Step 3: Understanding the Possible Outcomes at Expiration

Fast forward 30 days (or a week) to the expiration date. There are two potential outcomes, and both are beneficial to you as the put seller.

Outcome #1: The Income Scenario (Stock Stays Above the Strike)

The stock price of BCI is above the $100 strike price (e.g., it’s at $101 or higher).

  • The put option expires worthless.
  • Your obligation to buy the stock disappears.
  • Result: You keep the full $150 premium as pure profit, and the $10,000 cash that was secured is now released. You successfully generated a return on your cash. You can now repeat the process if you still want to buy the stock.

Outcome #2: The Stock Acquisition Scenario (Stock Falls Below the Strike)

The stock price of BCI is below the $100 strike price (e.g., it’s at $98).

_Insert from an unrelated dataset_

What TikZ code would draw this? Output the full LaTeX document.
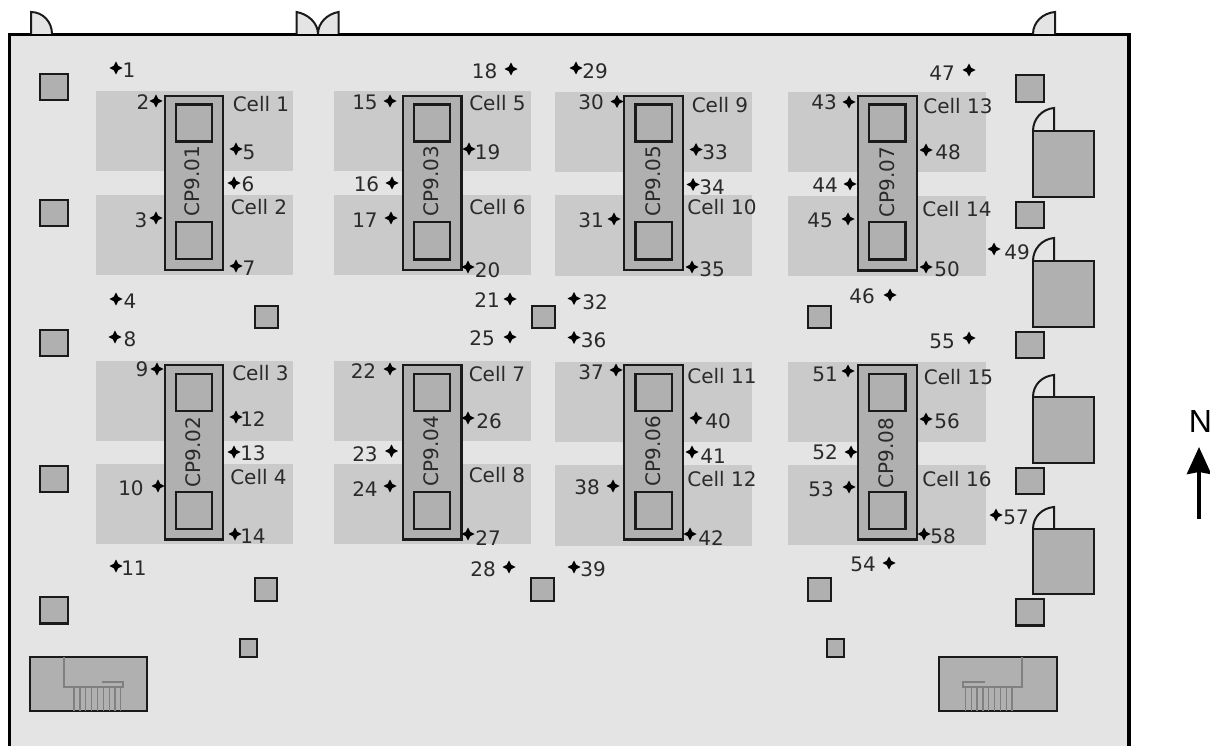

  • The put option is “in-the-money” and will be assigned. Your broker will automatically use your secured $10,000 to buy 100 shares of BCI for the agreed-upon price of $100 per share.
  • Result: You now own 100 shares of the company you wanted. More importantly, your effective cost basis is lower than the price you agreed to pay.
    • Cost Basis Calculation: Strike Price – Premium Received = $100 – $1.50 = $98.50 per share.
  • This is a successful outcome. You acquired a great company at an effective price that was even better than your original target. Now that you own the shares, you can begin selling covered calls against them, if you want to, and collect dividends (if this company pays dividends), or wait until it increases in value and sell. Caution: while your holding the stock it may also drop in value, however, if you have chosen your stock wisely that is a longshot…but it happens.

Step 4: Managing Your Position Before Expiration

You don’t have to wait until expiration. You have the flexibility to manage your position at any time.

  • Closing the Position Early: If after a couple of weeks (or days), the stock price has risen and the put option you sold for $1.50 has decayed to just $0.20, you can choose to “Buy to Close” the position. This would cost you $20, locking in a net profit of $130 ($150 received – $20 paid) and releasing your secured cash immediately.
  • “Rolling” the Position: If the stock is hovering near your strike price and you’d rather continue generating income than buy the stock just yet, you can “roll” the position. This involves buying back your current put and selling a new one with a later expiration date and often a lower strike price, usually for another net credit.

The Main Risk You Must Understand

  1. Stock Price Falls Dramatically: This is the primary risk of the strategy. If BCI’s stock price were to plummet to $80 due to bad news, you are still obligated to buy the shares at the $100 strike price. You would immediately have an unrealized loss of $20 per share (though cushioned slightly by the $1.50 premium you received). This risk highlights why the golden rule is so important: you must only sell puts on high-quality companies you are comfortable owning, even if the price drops after you buy them.

Congratulations! You now have a complete framework for using the Cash-Secured Put strategy to either generate income from your cash or acquire great companies at a discount.